Aujourd’hui, le fleuve apaisé se répand en une succession de méandres, de détours et de lacets. Il zigzague, se disperse puis s’étrangle dans des défilés de roches sauvages. Les vignobles en terrasses qui surplomblent le Douro sont un concentré de l’énergie humaine. Depuis la nuit des temps, des générations de vignerons ont arraché au sol les roches schisteuses nécessaires à la construction de 6 000 kilomètres de murets. Un travail titanesque. Des quintas blanches plantées dans les vignes sont là pour transformer dans le secret des caves le raisin vendangé sur des pentes arides.

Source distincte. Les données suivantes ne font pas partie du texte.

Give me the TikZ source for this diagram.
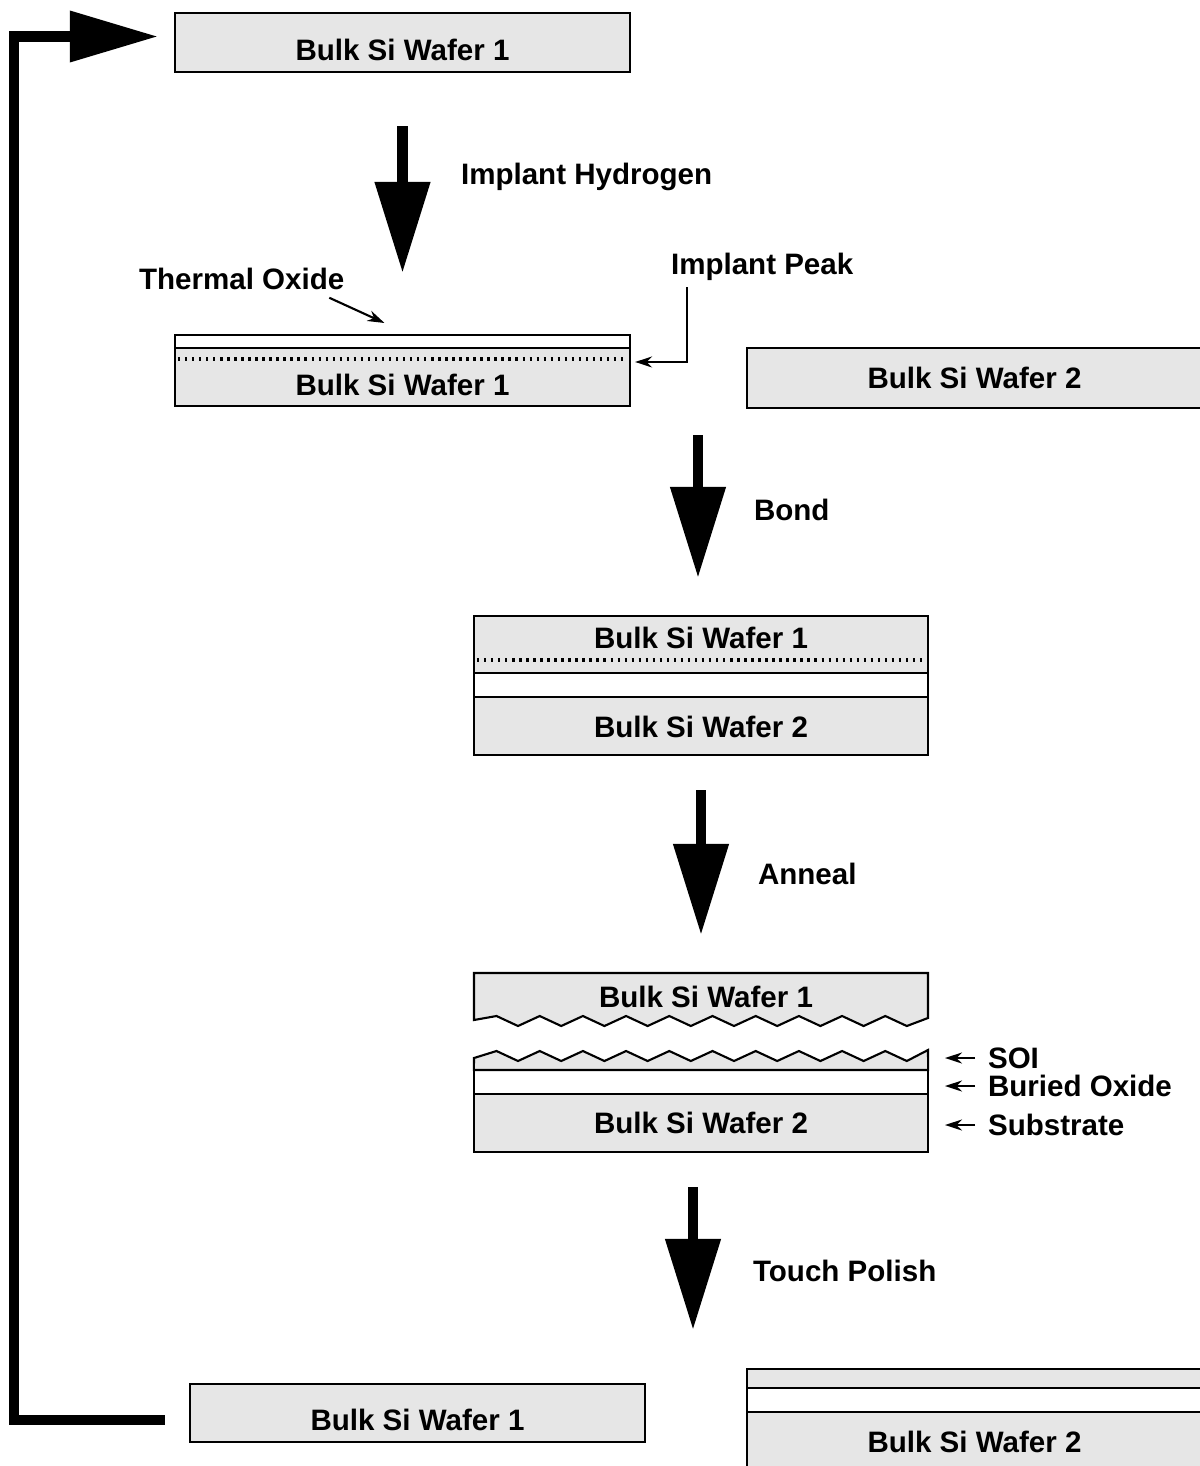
\documentclass[tikz,border=0pt]{standalone}
\usepackage{fontspec}
\setmainfont{Liberation Sans}
\usetikzlibrary{arrows.meta, positioning, calc}
\definecolor{sigrey}{HTML}{E6E6E6}
\tikzset{
  every picture/.style={font=\bfseries\fontsize{8.4}{10}\selectfont, line width=0.6pt},
  wafer/.style={draw, fill=sigrey, minimum width=4.55cm, minimum height=#1, inner sep=0pt, outer sep=0pt},
  wafer/.default=0.59cm,
  oxide/.style={draw, fill=white, minimum width=4.54cm, minimum height=#1, inner sep=0pt, outer sep=0pt},
  implantline/.style={line width=1pt, dash pattern=on 0.7pt off 1.3pt},
  bigarrow/.style={line width=3.1pt, -{Triangle[length=0.91cm, width=0.53cm]}},
  feed/.style={line width=2.9pt, -{Triangle[length=0.88cm, width=0.49cm]}},
  pointer/.style={line width=0.6pt, -{Stealth[length=1.7mm, width=1.1mm]}},
  steplabel/.style={anchor=west, inner sep=0pt, text depth=0pt},
}
\begin{document}
\begin{tikzpicture}[x=0.01cm, y=-0.01cm]
  \useasboundingbox (0,0) rectangle (1199,1466);
  \node[wafer] (top1) at (402.5,42.5) {};
  \node (top1t) at (402.5,49.5) {Bulk Si Wafer 1};
  \node[wafer=0.71cm] (ox1) at (402.5,370.5) {};
  \draw[fill=white] (ox1.north west) rectangle ($(ox1.north east)+(0,13)$);
  \draw[implantline] ($(ox1.north west)+(3,24)$) -- ($(ox1.north east)+(-3,24)$);
  \node (ox1t) at (402.5,385) {Bulk Si Wafer 1};
  \draw[bigarrow, shorten <=0.54cm, shorten >=0.62cm] (top1.south) -- (ox1.north);
  \node[steplabel] (implant) at (460,174) {Implant Hydrogen};
  \node[steplabel] (thox) at (138,279) {Thermal Oxide};
  \draw[pointer] ($(thox.south east)+(-16,7)$) -- ($(ox1.north)+(-18,-12)$);
  \node[steplabel] (peak) at (670,264) {Implant Peak};
  \coordinate (pk) at ($(ox1.north east)+(5,27)$);
  \draw[pointer] ($(peak.west)+(17,23)$) |- (pk);
  \node[wafer=0.6cm] (w2a) at (974.5,378) {Bulk Si Wafer 2};

  \node[wafer=1.39cm, minimum width=4.54cm] (stack) at (701,685.5) {};
  \draw[implantline] ($(stack.north west)+(3,44)$) -- ($(stack.north east)+(-3,44)$);
  \draw[fill=white] ($(stack.north west)+(0,57)$) rectangle ($(stack.north east)+(0,81)$);
  \node (stack1) at (701,638) {Bulk Si Wafer 1};
  \node (stack2) at (701,727) {Bulk Si Wafer 2};
  \coordinate (bond0) at (698,435);
  \draw[bigarrow, shorten >=0.38cm] (bond0) -- (bond0 |- stack.north);
  \node[steplabel] (bond) at (753,510) {Bond};

  \coordinate (split) at (701,973);
  \draw[bigarrow, shorten <=0.35cm, shorten >=0.38cm] (stack.south) -- (split);
  \node[steplabel] (anneal) at (757,874) {Anneal};
  \filldraw[fill=sigrey] (474,973) -- (474,1020)
    \foreach \k in {0,...,9} { -- ({496.5+43.2*\k},1016) -- ({518+43.2*\k},1026) }
    -- (928,1018) -- (928,973) -- cycle;
  \node (cut1) at (706,997) {Bulk Si Wafer 1};
  \node[wafer=0.58cm, minimum width=4.54cm] (sub) at (701,1123) {Bulk Si Wafer 2};
  \node[oxide=0.24cm, above=0pt of sub] (box) {};
  \filldraw[fill=sigrey] (box.north west) -- (474,1058)
    \foreach \k in {0,...,9} { -- ({496.5+43.2*\k},1051) -- ({518+43.2*\k},1061) }
    -- (928,1050) -- (box.north east) -- cycle;
  \node[steplabel] (soi) at (987,1058) {SOI};
  \node[steplabel] (bur) at (987,1086) {Buried Oxide};
  \node[steplabel] (subs) at (987,1125) {Substrate};
  \foreach \n in {soi, bur, subs}
    \draw[pointer] ([xshift=-0.12cm]\n.west) -- ([xshift=-0.42cm]\n.west);

  \coordinate (polish) at (693,1330);
  \draw[bigarrow, shorten <=0.35cm] (polish |- sub.south) -- (polish);
  \node[steplabel] (touch) at (752,1271) {Touch Polish};
  \node[wafer=0.58cm] (w1c) at (417.5,1413) {};
  \node (w1ct) at (417.5,1420) {Bulk Si Wafer 1};
  \node[wafer=0.6cm] (sub2) at (974.5,1442) {Bulk Si Wafer 2};
  \node[oxide=0.24cm, minimum width=4.55cm, above=0pt of sub2] (box2) {};
  \node[wafer=0.19cm, above=0pt of box2] (soi2) {};

  \draw[feed] ([shift={(-0.25cm,-0.07cm)}]w1c.west) -| (14,700) |- ([shift={(-0.17cm,0.06cm)}]top1.west);
\end{tikzpicture}
\end{document}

Chaque escale est l’occasion de se dissiper. À Guimaraes, on peut parcourir les remparts crénelés du château bâtis sur des affleurements rocheux. Une des sept merveilles du Portugal. Ou encore, se rendre à Lamego et gravir les 686 marches qui mènent au sanctuaire de Nossa Senhora dos Remédios, un escalier à double volée orné d'azulejos et hérissé d'une multitude de pinacles. Au sommet, la vue est immense.
Dans les environs de Vila Real, le Solar de Mateus est un joli manoir construit au début du XVIIIe siècle par Nicolau Nasoni. Une merveille de l’architecture baroque. Sa façade blanche flanquée d’un escalier à balustre se reflète dans un grand miroir d’eau. Tout autour, des pelouses plantées de cèdres, des parterres de buis à la française et un grand tunnel de verdure ; à l’intérieur, une succession de pièces richement meublées. La gare de Pinhão est une des plus célèbres du pays. Toute l’histoire de la vigne est racontée sur ses façades décorées de 25 panneaux d’azulejos, retraçant les travaux de la vigne et les paysages de la région à la manière d’une bande dessinée. Les azulejos, c’est tout ce qu’il y a de charnel dans la vie, mais pétrifié dans un four.